I am very wary of people who are religious by profession. My experience is that they are more eager to receive than give. They look for donations, offerings, and other means of accumulating wealth without doing any creative or productive work. So it did not come as a surprise to me when a friend of mine narrated his experience.
His school was taken over recently from a Trust by a religious cult. One of the first things the cultists did was to curtail the rights and privileges of the staff.
The Trust which was running the school formerly was paying the staff according to recommendations of the Sixth Pay Commission, though a few allowances were not given due to financial constraints. Had it not been for the financial constraints, the Trust would have paid the salaries in full. The Trust which was not religious by profession was honest in its financial dealings with the staff. But the Cult which is religious by profession turns out to be an epitome of greed. Their primary interest seems to lie not in the quality of education that the school should provide or the welfare of the staff and others people connected with the school. They seem to be more concerned about the profits that the school can accrue to their ever-mounting assets.

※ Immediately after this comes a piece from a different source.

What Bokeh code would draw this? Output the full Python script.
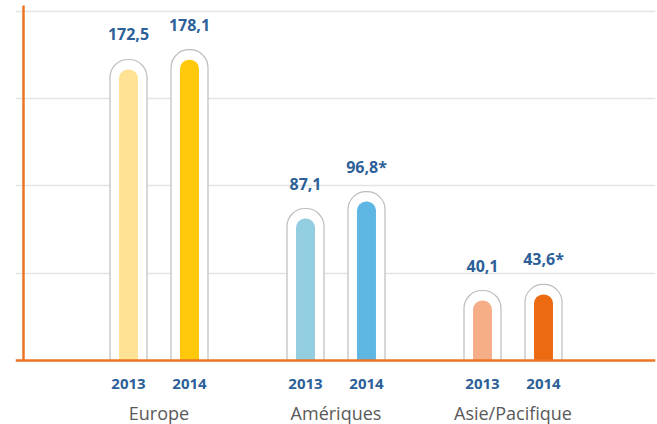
import numpy as np
from bokeh.plotting import figure
from bokeh.models import ColumnDataSource, FixedTicker, Range1d
from bokeh.core.properties import value
from bokeh.embed import file_html
from bokeh.resources import INLINE

# ---- data ----
regions = ["Europe", "Amériques", "Asie/Pacifique"]
years = ["2013", "2014"]
values_2013 = [172.5, 87.1, 40.1]
values_2014 = [178.1, 96.8, 43.6]
labels_2013 = ["172,5", "87,1", "40,1"]
labels_2014 = ["178,1", "96,8*", "43,6*"]
colors_2013 = ["#FFE293", "#93CDE0", "#F5AE88"]
colors_2014 = ["#FFC80A", "#5EB6E2", "#EC6B12"]
grid_values = [50, 100, 150, 200]

# ---- layout constants ----
W, H = 657, 424
Y0, Y1 = -36.68, 206.3
X0, X1 = 0.1893, 3.8051
FRAME_L, FRAME_R = 15, 2
px_per_y = H / (Y1 - Y0)
OFF = 0.1723          # half distance between the two bars of a group
OUT_W = 0.209
IN_W = 0.107
INNER_GAP = 10 / px_per_y
AXIS_X = 0.2345
AXIS_TOP = 203.5
BLUE = "#2D5F98"
ORANGE = "#EB7424"

p = figure(width=W, height=H, output_backend="svg", toolbar_location=None,
           x_range=Range1d(X0, X1), y_range=Range1d(Y0, Y1),
           min_border_left=FRAME_L, min_border_right=FRAME_R,
           min_border_top=0, min_border_bottom=0)
p.xaxis.visible = False
p.yaxis.visible = False
p.xgrid.visible = False
p.outline_line_color = None
p.ygrid.ticker = FixedTicker(ticks=grid_values)
p.ygrid.grid_line_color = "#E4E4E4"
p.ygrid.grid_line_width = 1.5

gx = np.arange(1, len(regions) + 1, dtype=float)
xs = np.concatenate([gx - OFF, gx + OFF])
vals = np.array(values_2013 + values_2014)
src = ColumnDataSource(dict(
    x=xs, top=vals, inner_top=vals - INNER_GAP,
    color=colors_2013 + colors_2014,
    label=labels_2013 + labels_2014,
    year=[years[0]] * 3 + [years[1]] * 3,
))

# outer capsules
p.vbar(x="x", top="top", bottom=0, width=OUT_W, source=src,
       fill_color="white", line_color="#BDBDBD", line_width=1.2,
       border_radius=(18, 18, 0, 0))
# inner coloured bars
p.vbar(x="x", top="inner_top", bottom=0, width=IN_W, source=src,
       fill_color="color", line_color=None, border_radius=(9, 9, 0, 0))

# axes lines
p.segment(x0=[X0], y0=[0], x1=[X1], y1=[0], line_color=ORANGE, line_width=2.5)
p.segment(x0=[AXIS_X], y0=[0], x1=[AXIS_X], y1=[AXIS_TOP], line_color=ORANGE, line_width=2.5)

# value labels
p.text(x="x", y="top", text="label", source=src, text_align="center",
       text_baseline="middle", y_offset=-25, text_color=BLUE,
       text_font=value("Open Sans"), text_font_style="bold", text_font_size="16px")
# year labels
p.text(x="x", y=0, text="year", source=src, text_align="center",
       text_baseline="middle", y_offset=24, text_color=BLUE,
       text_font=value("Open Sans"), text_font_style="bold", text_font_size="15px")
# category labels
csrc = ColumnDataSource(dict(x=gx, name=regions))
p.text(x="x", y=0, text="name", source=csrc, text_align="center",
       text_baseline="middle", y_offset=53, text_color="#595959",
       text_font=value("Open Sans"), text_font_size="18px")

open("out.html", "w").write(file_html(p, INLINE))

The staff have been converted into contract labourers, the contract being for a period of three months. What a ridiculous downscaling! Worse, “the contract renewal is contingent upon your (the staff’s) satisfactory performance as [designation of the staff, blacked out], based over School’s evaluation criteria. The contract can be terminated at the instance of the School, anytime without giving any notice if work performance is not found satisfactory….”
We may choose to ignore the legalese and its grammar(lessness). But the condition of satisfactoriness imposed cannot be ignored. It implies that anybody can be thrown out of job for any reason – e.g., not flattering the boss?

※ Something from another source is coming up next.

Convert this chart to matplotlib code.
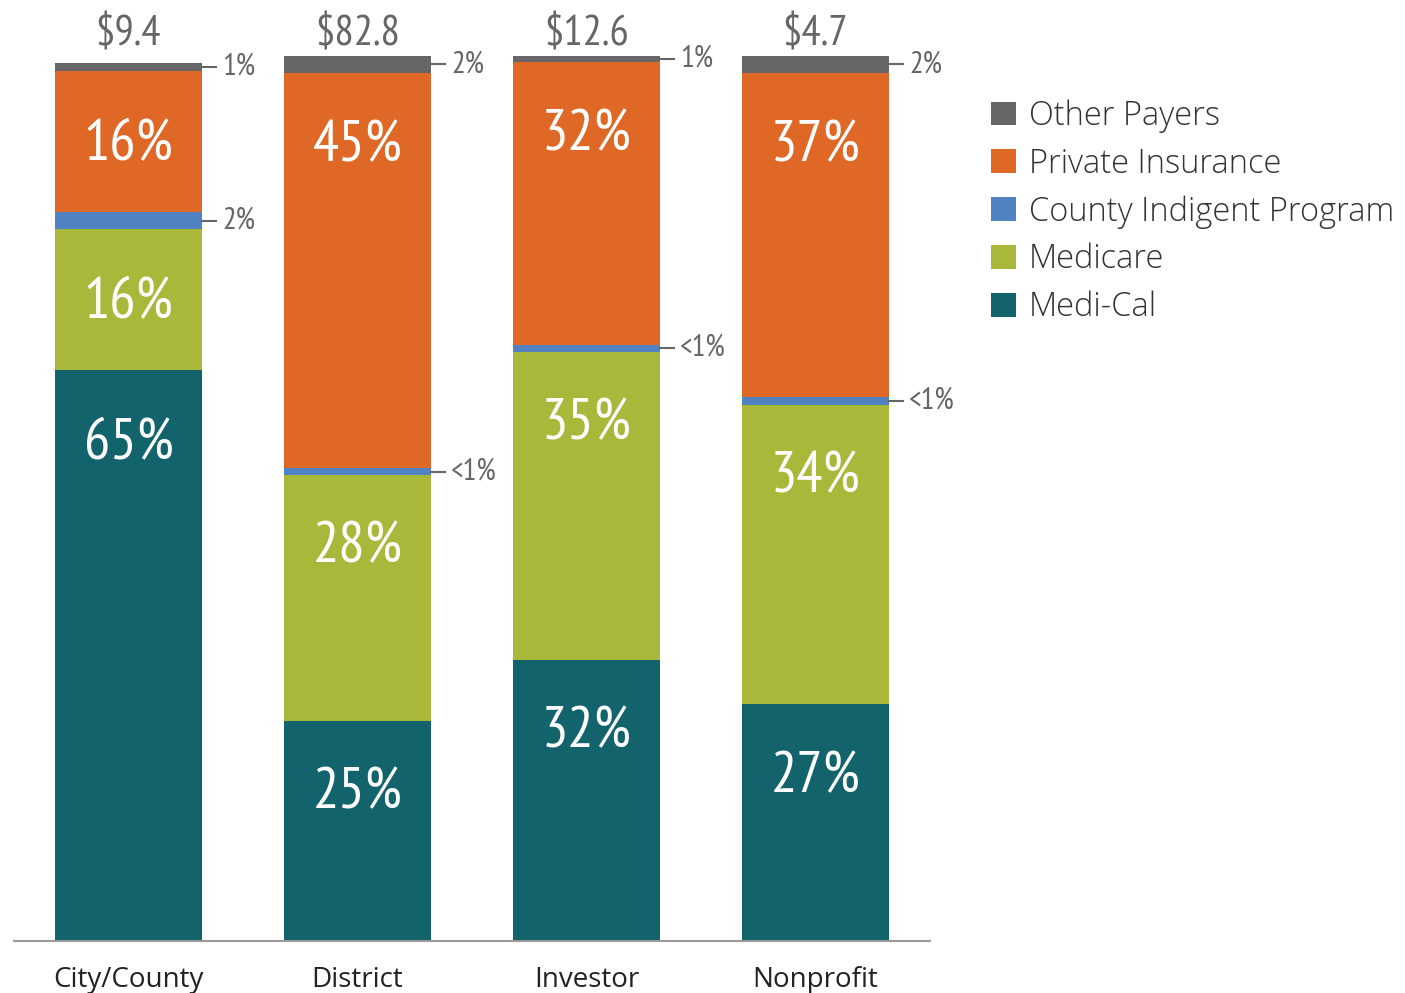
import matplotlib.pyplot as plt
import numpy as np

# Data (percent of revenue by payer)
categories = ["City/County", "District", "Investor", "Nonprofit"]
totals = ["$9.4", "$82.8", "$12.6", "$4.7"]
payers = ["Medi-Cal", "Medicare", "County Indigent Program", "Private Insurance", "Other Payers"]
medi_cal = [64.5, 24.9, 31.8, 26.8]
medicare = [15.9, 27.8, 34.8, 33.8]
indigent = [2.0, 0.7, 0.8, 0.9]
private = [15.9, 44.7, 31.9, 36.6]
other = [0.9, 1.9, 0.8, 1.9]
medi_cal_lbl = ["65%", "25%", "32%", "27%"]
medicare_lbl = ["16%", "28%", "35%", "34%"]
indigent_lbl = ["2%", "<1%", "<1%", "<1%"]
private_lbl = ["16%", "45%", "32%", "37%"]
other_lbl = ["1%", "2%", "1%", "2%"]

colors = ["#12636b", "#a9b73a", "#5183c3", "#df6827", "#666666"]
narrow = ["PT Sans Narrow", "Open Sans Condensed", "Roboto Condensed", "Archivo Narrow", "DejaVu Sans"]
plain = ["Open Sans", "DejaVu Sans"]

fig = plt.figure(figsize=(14.05, 9.93), dpi=100)
ax = fig.add_axes([14 / 1405, 1 - 941 / 993, (930 - 14) / 1405, 885 / 993])

x = np.arange(len(categories))
w = 0.64
series = [medi_cal, medicare, indigent, private, other]
inner = [medi_cal_lbl, medicare_lbl, None, private_lbl, None]
bottom = np.zeros(len(categories))
for vals, col, name, lbls in zip(series, colors, payers, inner):
    ax.bar(x, vals, w, bottom=bottom, color=col, label=name, zorder=2)
    if lbls is not None:
        for i, v in enumerate(vals):
            top = bottom[i] + v
            ax.text(x[i], top - 8.3, lbls[i], ha="center", va="center", color="white",
                    fontsize=42, family=narrow)
    bottom = bottom + np.array(vals)

# side annotations for the thin segments
base = np.array(medi_cal) + np.array(medicare)
for i in range(len(categories)):
    mid_ind = base[i] + indigent[i] / 2
    mid_oth = bottom[i] - other[i] / 2
    for yy, lab in [(mid_ind, indigent_lbl[i]), (mid_oth, other_lbl[i])]:
        ax.plot([x[i] + w / 2, x[i] + w / 2 + 0.062], [yy, yy], color="#666666", lw=1.5,
                clip_on=False)
        ax.text(x[i] + w / 2 + 0.088, yy, lab, ha="left", va="center", color="#666666",
                fontsize=22, family=narrow, clip_on=False)
    ax.text(x[i], 102.4, totals[i], ha="center", va="center", color="#666666",
            fontsize=31, family=narrow, clip_on=False)

ax.set_xlim(-0.5, 3.5)
ax.set_ylim(0, 100)
ax.set_yticks([])
ax.set_xticks(x)
ax.set_xticklabels(categories, fontsize=20, color="#222222", family=plain)
ax.tick_params(axis="x", length=0, pad=18)
for s in ["top", "right", "left"]:
    ax.spines[s].set_visible(False)
ax.spines["bottom"].set_color("#999999")
ax.spines["bottom"].set_linewidth(1.5)

h, l = ax.get_legend_handles_labels()
fig.legend(h[::-1], l[::-1], loc="upper left", bbox_to_anchor=(962 / 1405, 1 - 70 / 993),
           frameon=False, prop={"family": plain, "size": 23.5, "weight": "light"},
           handlelength=0.75, handleheight=0.75, handletextpad=0.4, labelspacing=0.44,
           labelcolor="#333333")

plt.savefig("out.png", dpi=100)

The most hilarious clause is what is numbered 5. It reads: “It is duly agreed by both the parties that there is no employer employee relationship between the parties.” What other relationship is there between and employer and the employee? There’s no explanation given at all.
This is happening in the state of New Delhi whose High Court has always ruled that the teachers should be paid according to the stipulated pay scales. For example, “the teachers of unaided private schools are entitled to same pay and emoluments as those of government schools,” says a report in The Economic Times dated 13 May 2012, quoting a Delhi High Court order rejecting an appeal by a private school. “Minority school ordered to pay notified salaries to staff,” is the headline of a Hindu report on 9 Sep 2012. “The Delhi High Court has ruled that minority institutions here in the Capital are not exempted from paying salaries and allowances as notified by the Directorate of Education of the Delhi Government,” says the report. How will the cultists above then get away with what they have done?
Maybe, they will with the help of their financial clout. But then, what human values do they possess? How will they justify their religiousness to their followers or, at least, the staff working for them? What values do they intend to pass on to the students in their educational institutions?
Is religion merely another commercial enterprise? As a friend of mine says frequently, is religion merely a mask for covering up dishonourable deeds?
In his very first address to teachers on Teacher’s Day, President Pranab Mukherjee said: “Your [Teachers’] sacred duty is to enable your pupils to construct knowledge, to discover their own talents, and to develop their physical and interpersonal skills, cognitive abilities and subject-matter expertise. Education must enrich their minds, broaden their horizons and give them ever lasting hunger for exploring new ideas and vistas of opportunity.”
That’s a noble vision for teachers. But will teachers be able to fulfil that vision if they are deprived of basic job security?
If religious leaders forget such fundamentals, who will remember them?